The cost to the subscriber in 1878 was $1.50 per month and by February, a telephone directory was published listing 50 subscribers with only 11 residences.  The New Haven District Telephone Company, note the change in the name, grew quickly and re-organized several times.  By 1880 it had the right from the Bell Telephone Company to service all of Connecticut and Massachusetts and as it expanded became Connecticut Telephone and then, ta ta ta tat ta…Southern New England Telephone Company, S.N.E.T.

Now, I don’t like to write the negatives but you know what?  Sometime after the site of the First Exchange was given the designation of a National Historical Landmark in 1964 with a plaque presented in 1965, the building was acquired by the New Haven Redevelopment Agency in 1968 and in 1973, the building was gone.  Remember the relief I told you about?  Well, we at OHS have it and in commemoration of the Southern New England Telephone Company we are going to present the world of phones on the 2nd floor of the Academy starting after the Bicentennial for Orange kicks off.
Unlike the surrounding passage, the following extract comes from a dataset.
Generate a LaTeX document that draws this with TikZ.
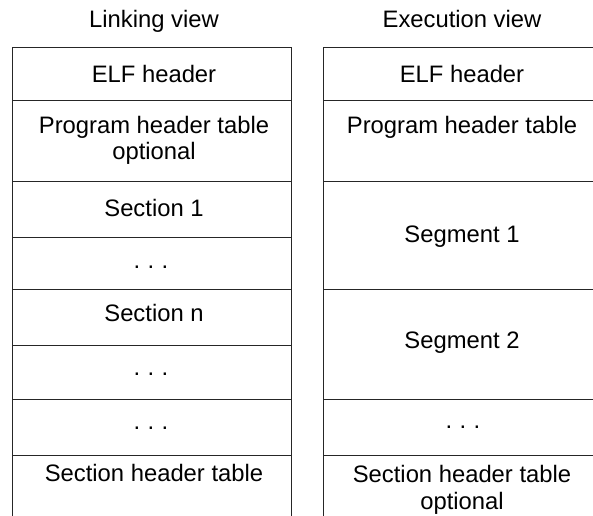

There you will see a historical collection of phones, old ones, not the old iPhone you replaced last year which folks refer to as my old phone, but the really old ones.  Children will be encouraged to call each other on a set of phones, drop a dime into the pay phone and hear it clink, and turn the crank of the old wooden wall phone to make it ring.  We are getting donations from everywhere.  So, you won’t have to ask why S.N.E.T?  I will just say this, leaving the details to the exhibit, in 1895 the first telephone system was inaugurated among 3 houses and one store and by 1908 subscribers increased and voila, S.N.E.T.  Now don’t ask me any questions…come see the exhibit after May 28th and have some fun.

P.S.  By the way, if you have the opportunity to refer to S.N.E.T., do NOT say snet, it’s “s” “n” “e” “t”.